Monday, February 29, 2016

Happy Leap Day!

I have always loved the idea of leap year, so I thought I'd throw in a small update on this fun, special day. No signs; of either a period (except some minor PMS symptoms, perhaps) or of a positive pregnancy test.  So yeah, I am still wandering around in a land of uncertainty. Fun. 


Thursday, February 18, 2016

Mixed Signals

So yesterday, I was all out of sorts, so my friend suggested I take a pregnancy test and an ovulation test kit, since I'm not regular. In theory, these random symptoms I might be feeling (see: hypochondriac) could be from either ovulating or pregnancy.

I mentioned my thoughts to my husband and he was convinced that taking both tests would be a good idea.  So I did.

Drum roll, please .... and ...

It was a negative pregnancy test, but a faint positive ovulation test.  So, in theory, I could be building up to ovulating, or I could be coming down from ovulating.  In theory, my five week cycle would mean that I should test again in one week, and that my hormones might be coming down from ovulating.  The last theory, is that a ovulation predictor kit can potentially detect pregnancy ... so basically all of the options are open.

Can you see what I mean about mixed signals?  So I will be doing a couple more ovulation tests, to see if I am about to ovulate, and I will probably test in a week to see if I am pregnant ... fingers crossed!









(Also, feel free to ignore the crazy lady over here ... haha.  I just needed to vent out all my anxiety and nervousness)

Tuesday, February 16, 2016

On the Brink

So, I feel like there is a huge weight bearing down on me. I am on day 27 of my cycle, and that means that I am only a day or two away from starting a new testing cycle (a test a week or so, until my period makes an appearance).  There is a lot riding on this cycle.

My husband and I said we would not-not-try to get pregnant for a year, and then we would talk about taking more proactive measures.  That year is marked by our wedding anniversary, which is mid-March.  That means that this cycle is the last cycle of our first year of semi-trying to get pregnant.  My doctor told me that a majority (I can't remember the exact percent, but I feel like it was like 80%) of people, even with fertility issues, get pregnant in the first year.

What if I'm not pregnant? Does that make me defective?

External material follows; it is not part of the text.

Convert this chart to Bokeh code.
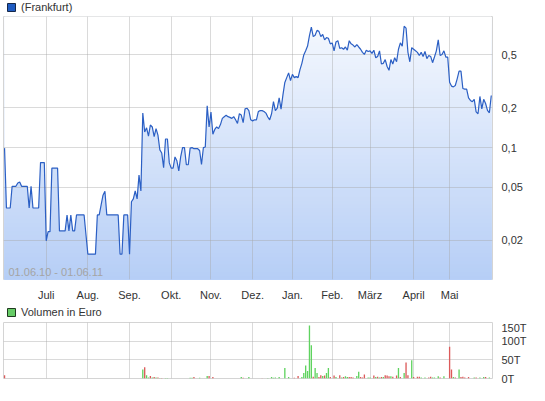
import math
import pandas as pd
from bokeh.plotting import figure
from bokeh.layouts import column
from bokeh.models import (Range1d, FixedTicker, CustomJSTickFormatter, Legend,
                          LegendItem, Label)
from bokeh.embed import file_html
from bokeh.resources import INLINE

# ---------------- data ----------------
start_date = "2010-06-01"
end_date = "2011-06-01"
holidays = ["2010-12-24", "2010-12-31", "2011-04-22", "2011-04-25"]
month_labels = ["Juli", "Aug.", "Sep.", "Okt.", "Nov.", "Dez.", "Jan.",
                "Feb.", "März", "April", "Mai"]
period_label = "01.06.10 - 01.06.11"
price_legend = "(Frankfurt)"
volume_legend = "Volumen in Euro"

close = [
    0.099, 0.035, 0.035, 0.035, 0.051, 0.051, 0.051, 0.054, 0.055, 0.051,
    0.051, 0.051, 0.051, 0.035, 0.051, 0.035, 0.035, 0.035, 0.035, 0.077,
    0.077, 0.077, 0.0198, 0.0232, 0.0232, 0.070, 0.070, 0.070, 0.070, 0.0235,
    0.0235, 0.0235, 0.0235, 0.031, 0.0235, 0.031, 0.0235, 0.0235, 0.031, 0.031,
    0.031, 0.031, 0.031, 0.022, 0.0157, 0.0157, 0.0157, 0.0157, 0.0157, 0.031,
    0.031, 0.037, 0.0437, 0.0468, 0.031, 0.031, 0.031, 0.031, 0.031, 0.031,
    0.031, 0.0157, 0.0157, 0.031, 0.031, 0.031, 0.0157, 0.039, 0.041, 0.047,
    0.041, 0.062, 0.047, 0.182, 0.131, 0.141, 0.122, 0.148, 0.143, 0.121,
    0.139, 0.124, 0.096, 0.091, 0.0705, 0.116, 0.116, 0.0766, 0.070, 0.070,
    0.085, 0.0795, 0.0667, 0.085, 0.100, 0.100, 0.0742, 0.0742, 0.099, 0.100,
    0.098, 0.098, 0.098, 0.095, 0.0745, 0.100, 0.101, 0.207, 0.143, 0.185,
    0.126, 0.137, 0.143, 0.139, 0.149, 0.166, 0.171, 0.175, 0.171, 0.169,
    0.166, 0.171, 0.162, 0.152, 0.180, 0.176, 0.154, 0.196, 0.198, 0.190,
    0.162, 0.159, 0.162, 0.162, 0.187, 0.190, 0.190, 0.187, 0.182, 0.170,
    0.162, 0.180, 0.222, 0.190, 0.198, 0.237, 0.195, 0.25, 0.31, 0.337,
    0.366, 0.32, 0.357, 0.337, 0.343, 0.337, 0.387, 0.432, 0.50, 0.537,
    0.583, 0.70, 0.81, 0.687, 0.705, 0.766, 0.753, 0.687, 0.713, 0.650,
    0.676, 0.668, 0.606, 0.616, 0.537, 0.626, 0.640, 0.561, 0.567, 0.552,
    0.574, 0.543, 0.640, 0.606, 0.593, 0.574, 0.599, 0.574, 0.552, 0.523,
    0.504, 0.543, 0.531, 0.537, 0.514, 0.543, 0.476, 0.487, 0.537, 0.427,
    0.432, 0.461, 0.409, 0.383, 0.461, 0.427, 0.476, 0.444, 0.552, 0.616,
    0.583, 0.823, 0.797, 0.523, 0.444, 0.567, 0.552, 0.537, 0.523, 0.495,
    0.523, 0.487, 0.531, 0.469, 0.495, 0.487, 0.437, 0.482, 0.537, 0.650,
    0.495, 0.504, 0.537, 0.482, 0.482, 0.311, 0.291, 0.287, 0.294, 0.33,
    0.377, 0.377, 0.279, 0.276, 0.276, 0.237, 0.227, 0.222, 0.231, 0.186,
    0.180, 0.243, 0.196, 0.231, 0.215, 0.191, 0.183, 0.247,
]

# volume (thousand euro) on trading days with turnover; 1 = up day, 0 = down day
vol_day = [0, 73, 74, 75, 76, 77, 78, 79, 80, 81, 82, 83, 85, 86,
           98, 99, 100, 103, 107, 108, 110, 125, 126, 129, 136, 139, 141, 142,
           143, 145, 148, 150, 153, 155, 157, 158, 159, 160, 161, 162, 163,
           164, 165, 166, 167, 168, 169, 170, 171, 172, 174, 175, 177, 178,
           179, 180, 181, 182, 183, 184, 186, 187, 188, 189, 190, 192, 193,
           195, 196, 197, 198, 199, 200, 201, 202, 203, 204, 205, 207, 208,
           209, 211, 212, 213, 215, 216, 218, 219, 220, 222, 224, 225, 226,
           227, 229, 230, 232, 235, 236, 237, 238, 240, 241, 242, 243, 245,
           248, 249, 251, 253, 254, 256]
vol_k = [9, 24, 30, 9, 3, 7, 2.5, 4, 2.5, 3, 1.5, 1.5, 1.5, 1.5,
         2, 2, 4, 2, 7, 7, 4, 4, 2, 4, 1, 1.5, 4, 2,
         3, 4, 28, 4, 2, 7, 4, 15, 35, 20, 142, 89, 5,
         28, 15, 4, 9, 7, 8, 15, 28, 4, 8, 4, 9, 3,
         4, 6, 4, 4, 4, 3, 7, 18, 4, 3, 11, 3, 3,
         8, 4, 5, 3, 4, 4, 9, 8, 6, 6, 5, 8, 28,
         4, 15, 43, 9, 49, 4, 5, 5, 3, 3, 3, 5, 3,
         3, 6, 3, 6, 85, 24, 4, 3, 24, 4, 5, 3, 4,
         3, 3, 3, 4, 4, 3]
vol_up = [0, 1, 0, 1, 1, 0, 1, 0, 1, 0, 1, 0, 1, 1,
          1, 1, 0, 1, 1, 0, 0, 1, 0, 1, 0, 1, 1, 1,
          1, 1, 1, 1, 0, 0, 1, 1, 1, 1, 1, 1, 0,
          1, 1, 0, 0, 1, 0, 1, 1, 0, 0, 1, 0, 1,
          0, 1, 1, 0, 0, 0, 1, 1, 0, 0, 0, 1, 1,
          0, 1, 0, 1, 0, 1, 0, 0, 0, 1, 0, 0, 1,
          0, 1, 0, 0, 1, 0, 0, 0, 1, 1, 0, 0, 1,
          1, 1, 0, 1, 0, 0, 1, 0, 1, 0, 0, 0, 0,
          1, 0, 1, 1, 0, 1]

price_ticks = [0.02, 0.05, 0.1, 0.2, 0.5]
volume_ticks = [0, 50, 100, 150]
volume_tick_labels = ["0T", "50T", "100T", "150T"]

# ---------------- derived ----------------
days = pd.bdate_range(start_date, end_date)
days = days[~days.isin(pd.to_datetime(holidays))]
n = len(close)
assert len(days) == n, (len(days), n)
assert len(vol_day) == len(vol_k) == len(vol_up)
xs = list(range(n))
month_starts = [i for i in range(1, n) if days[i].month != days[i - 1].month][:len(month_labels)]

FONT = "Liberation Sans"
W = 529
LEFT, RIGHT = 3, 29
Y_LO, Y_HI = 0.0101, 0.975
GRID_C = "#a6a6a6"
GRID_A = 0.42


def style_axis(ax):
    ax.axis_line_color = None
    ax.major_tick_line_color = None
    ax.minor_tick_line_color = None
    ax.major_label_text_font = FONT
    ax.major_label_text_font_size = "11px"
    ax.major_label_text_color = "#333333"


def legend_row(label, fill, line, height):
    f = figure(width=W, height=height, x_range=Range1d(0, 1), y_range=Range1d(0, 1),
               x_axis_location=None, y_axis_location=None, toolbar_location=None,
               output_backend="svg", min_border=0, outline_line_color=None,
               background_fill_color="white", border_fill_color="white")
    f.grid.visible = False
    # legend swatch renderer: one placeholder quad kept outside the visible range
    r = f.quad(left=[-3], right=[-2], bottom=[-3], top=[-2], fill_color=fill,
               line_color=line, line_width=1)
    f.add_layout(Legend(items=[LegendItem(label=label, renderers=[r])],
                        location="center_left", orientation="horizontal",
                        border_line_color=None, background_fill_alpha=0,
                        padding=0, margin=3, glyph_width=10, glyph_height=10,
                        label_standoff=5, label_text_font=FONT,
                        label_text_font_size="11px", label_text_color="#333333",
                        label_height=10))
    return f


# ---------------- legend rows ----------------
leg1 = legend_row(price_legend, "#1f5cc2", "#15284a", 14)
leg2 = legend_row(volume_legend, "#66cc66", "#1f3a1f", 18)

# ---------------- price panel ----------------
p1 = figure(width=W, height=289, x_range=Range1d(-0.55, n - 1 + 0.65),
            y_range=Range1d(Y_LO, Y_HI), y_axis_type="log", y_axis_location="right",
            toolbar_location=None, output_backend="svg",
            min_border_left=LEFT, min_border_right=RIGHT, min_border_top=2,
            min_border_bottom=15, outline_line_color="#d4d4d4",
            background_fill_color="white", border_fill_color="white")

# vertical gradient below the price line: stacked bands + white mask above line
nb = 70
lo, hi = math.log10(Y_LO), math.log10(Y_HI)
tops = [10 ** (lo + (hi - lo) * (k + 1) / nb) for k in range(nb)]
top_rgb, bot_rgb = (246, 249, 254), (182, 206, 246)
band_colors = []
for k in range(nb):
    t = (k + 0.5) / nb
    band_colors.append("#%02x%02x%02x" % tuple(round(b + (tp - b) * t) for b, tp in zip(bot_rgb, top_rgb)))
order = list(range(nb))[::-1]
p1.quad(left=0, right=n - 1, bottom=Y_LO, top=[tops[k] for k in order],
        fill_color=[band_colors[k] for k in order], line_color=None, level="image")
p1.varea(x=xs, y1=close, y2=Y_HI, fill_color="white", level="image")
p1.line(xs, close, line_color="#2b5fc4", line_width=1.2)

p1.xgrid.ticker = FixedTicker(ticks=month_starts)
p1.ygrid.ticker = FixedTicker(ticks=price_ticks)
for g in (p1.xgrid, p1.ygrid):
    g.grid_line_color = GRID_C
    g.grid_line_alpha = GRID_A

p1.xaxis.ticker = FixedTicker(ticks=month_starts)
p1.xaxis.major_label_overrides = {i: lab for i, lab in zip(month_starts, month_labels)}
p1.xaxis.major_label_standoff = 3
p1.yaxis.ticker = FixedTicker(ticks=price_ticks)
p1.yaxis.formatter = CustomJSTickFormatter(code="return String(tick).replace('.', ',')")
p1.yaxis.major_label_standoff = 3
style_axis(p1.xaxis[0])
style_axis(p1.yaxis[0])

p1.add_layout(Label(x=5, y=2, x_units="screen", y_units="screen", text=period_label,
                    text_font=FONT, text_font_size="11px", text_color="#a4a4a4",
                    text_baseline="bottom"))

# ---------------- volume panel ----------------
p2 = figure(width=W, height=64, x_range=p1.x_range, y_range=Range1d(0, 150),
            y_axis_location="right", toolbar_location=None, output_backend="svg",
            min_border_left=LEFT, min_border_right=RIGHT, min_border_top=1,
            min_border_bottom=7, outline_line_color="#d4d4d4",
            background_fill_color="white", border_fill_color="white")
p2.xaxis.visible = False
vcolors = ["#5fd35f" if u else "#dc5a5a" for u in vol_up]
p2.vbar(x=vol_day, top=vol_k, width=0.7, fill_color=vcolors, line_color=None)

p2.xgrid.ticker = FixedTicker(ticks=month_starts)
p2.ygrid.ticker = FixedTicker(ticks=volume_ticks)
for g in (p2.xgrid, p2.ygrid):
    g.grid_line_color = GRID_C
    g.grid_line_alpha = GRID_A
p2.yaxis.ticker = FixedTicker(ticks=volume_ticks)
p2.yaxis.major_label_overrides = {v: lab for v, lab in zip(volume_ticks, volume_tick_labels)}
p2.yaxis.major_label_standoff = 3
style_axis(p2.yaxis[0])

layout = column(leg1, p1, leg2, p2, spacing=0)
open("out.html", "w").write(file_html(layout, INLINE))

I am afraid that I'll never get pregnant. I am not great at visualizing things in my head, and the image of myself getting pregnant, I can't get to form.  I look down at my belly, and I can't see myself pregnant.  Maybe it's just not meant to be? I can't think like that, but something these self-defeating thoughts are hard to shake.

I'm so nervous about this cycle. I feel like I am over-analyzing all of my potential symptoms.  I feel bloated, occasionally queasy and I am definitely emotional.  Could I be pregnant? Possibly.  Could I not be pregnant?  Possibly.  Am I totally stuck in my head?  Most likely.

I want to be pregnant so much, I just adore the new little babies that I am surrounded with.  It's just tough.  I don't want to let down myself or, even more so, my husband.  I know he wants to be a daddy so much, and I want to give that to him with my whole heart.

I'm nervous about the potential future, full of fertility testing and possible fertility treatments.  It's kind of terrifying, that's a whole new world to delve into.  A big, ominous world of medical intervention.  It's not exactly a comforting thought.

But for now, I just have to wait and see.  I will try to be content to torture myself by watching television shows about babies and crafting cute little things for my nephew and Widdle Man.

Wish me luck, patience and peace of mind.


Wednesday, February 10, 2016

Baby Dust

So it's been crazy around here lately!  My nephew, whom I lovingly call "Little Man", decided to come three weeks early and was born at the end of January, instead of waiting for Valentine's Day.  We jokingly say he really wanted the red birthstone.  He has the chubbiest cheeks, oh so cute! 

So my husband and I scurried to help get their house ready for Little Man, cleaning all his bedding and blankets and clothes, because my sister-in-law and her husband hadn't quite prepped yet for him.  My niece had to be helped along into this world (she was comfy in-utero, for sure!) so they expected the same for baby number 2, but my nephew was impatient to make his appearance!

So we basked in the glow of Little Man for a couple days, when my other good friend went into labor and had her little boy! The boys are so close together, I call them twinsies!  I have dubbed my friend's little boy, "Widdle Man". He has the darkest red lips!  He is a cute little goober too!

So I am swimming in newborns!  In fact, I spent nearly an entire day with my friend and Widdle Man, getting to cuddle him and love on him and her (of course!) Then, the next day, I spent with my family and Little Man, watching the Superbowl.  I got awesome cuddle time with him too; fun fact, I may have fallen asleep with him on my chest (also asleep) and slept through the third quarter ... oops.  I'm not much of a sports person, can you tell?

I am hoping that all this time with babies rubs off on me, and helps my body want a baby too.  Fingers crossed!